__YOUR INSTRUCTIONS__: Transcribe the records that follow in their entirety, omitting any pictures.

(Rows from a dataset of charts and code)
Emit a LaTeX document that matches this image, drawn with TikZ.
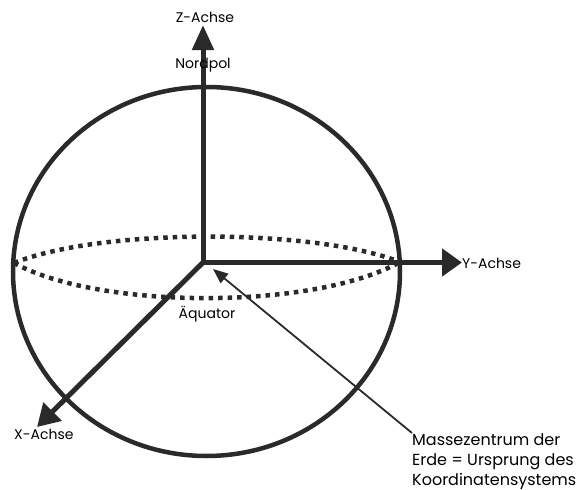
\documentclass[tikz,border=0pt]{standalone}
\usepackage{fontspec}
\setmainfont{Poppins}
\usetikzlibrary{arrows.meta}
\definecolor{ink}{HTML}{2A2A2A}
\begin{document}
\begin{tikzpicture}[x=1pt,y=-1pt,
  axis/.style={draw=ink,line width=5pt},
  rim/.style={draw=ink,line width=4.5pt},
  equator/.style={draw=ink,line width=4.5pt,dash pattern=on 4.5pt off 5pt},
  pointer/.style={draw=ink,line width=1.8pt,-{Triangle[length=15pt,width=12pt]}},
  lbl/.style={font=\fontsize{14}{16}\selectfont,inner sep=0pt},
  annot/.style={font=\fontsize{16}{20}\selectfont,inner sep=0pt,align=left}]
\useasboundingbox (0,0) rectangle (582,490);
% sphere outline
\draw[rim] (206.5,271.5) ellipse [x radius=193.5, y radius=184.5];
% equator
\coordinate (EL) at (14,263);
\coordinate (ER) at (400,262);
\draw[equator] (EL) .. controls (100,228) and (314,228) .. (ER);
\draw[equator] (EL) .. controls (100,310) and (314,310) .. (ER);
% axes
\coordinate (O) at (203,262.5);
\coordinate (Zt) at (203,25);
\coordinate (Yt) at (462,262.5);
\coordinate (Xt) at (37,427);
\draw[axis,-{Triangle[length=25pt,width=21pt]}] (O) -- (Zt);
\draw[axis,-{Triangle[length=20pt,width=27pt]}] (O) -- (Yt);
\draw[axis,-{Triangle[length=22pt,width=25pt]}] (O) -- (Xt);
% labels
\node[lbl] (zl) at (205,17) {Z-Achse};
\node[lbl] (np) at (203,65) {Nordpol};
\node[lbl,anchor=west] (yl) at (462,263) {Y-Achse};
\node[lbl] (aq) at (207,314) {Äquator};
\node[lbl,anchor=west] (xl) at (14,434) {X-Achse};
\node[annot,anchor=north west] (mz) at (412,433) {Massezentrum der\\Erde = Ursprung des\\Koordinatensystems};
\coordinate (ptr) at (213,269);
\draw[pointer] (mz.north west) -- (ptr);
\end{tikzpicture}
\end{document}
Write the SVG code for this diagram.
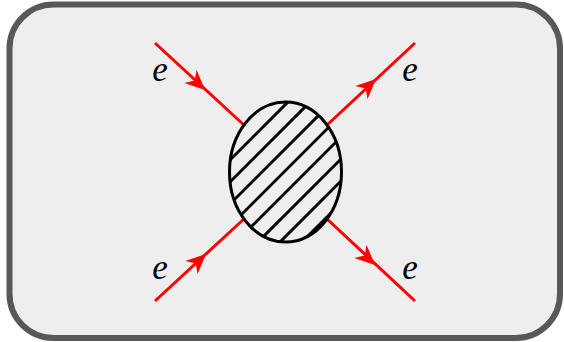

__TASK ANSWER__:
Emit a LaTeX document that matches this image, drawn with TikZ.
\documentclass[tikz,border=0pt]{standalone}
\usepackage{fontspec}
\setmainfont{Poppins}
\usetikzlibrary{arrows.meta}
\definecolor{ink}{HTML}{2A2A2A}
\begin{document}
\begin{tikzpicture}[x=1pt,y=-1pt,
  axis/.style={draw=ink,line width=5pt},
  rim/.style={draw=ink,line width=4.5pt},
  equator/.style={draw=ink,line width=4.5pt,dash pattern=on 4.5pt off 5pt},
  pointer/.style={draw=ink,line width=1.8pt,-{Triangle[length=15pt,width=12pt]}},
  lbl/.style={font=\fontsize{14}{16}\selectfont,inner sep=0pt},
  annot/.style={font=\fontsize{16}{20}\selectfont,inner sep=0pt,align=left}]
\useasboundingbox (0,0) rectangle (582,490);
% sphere outline
\draw[rim] (206.5,271.5) ellipse [x radius=193.5, y radius=184.5];
% equator
\coordinate (EL) at (14,263);
\coordinate (ER) at (400,262);
\draw[equator] (EL) .. controls (100,228) and (314,228) .. (ER);
\draw[equator] (EL) .. controls (100,310) and (314,310) .. (ER);
% axes
\coordinate (O) at (203,262.5);
\coordinate (Zt) at (203,25);
\coordinate (Yt) at (462,262.5);
\coordinate (Xt) at (37,427);
\draw[axis,-{Triangle[length=25pt,width=21pt]}] (O) -- (Zt);
\draw[axis,-{Triangle[length=20pt,width=27pt]}] (O) -- (Yt);
\draw[axis,-{Triangle[length=22pt,width=25pt]}] (O) -- (Xt);
% labels
\node[lbl] (zl) at (205,17) {Z-Achse};
\node[lbl] (np) at (203,65) {Nordpol};
\node[lbl,anchor=west] (yl) at (462,263) {Y-Achse};
\node[lbl] (aq) at (207,314) {Äquator};
\node[lbl,anchor=west] (xl) at (14,434) {X-Achse};
\node[annot,anchor=north west] (mz) at (412,433) {Massezentrum der\\Erde = Ursprung des\\Koordinatensystems};
\coordinate (ptr) at (213,269);
\draw[pointer] (mz.north west) -- (ptr);
\end{tikzpicture}
\end{document}
Write the SVG code for this diagram.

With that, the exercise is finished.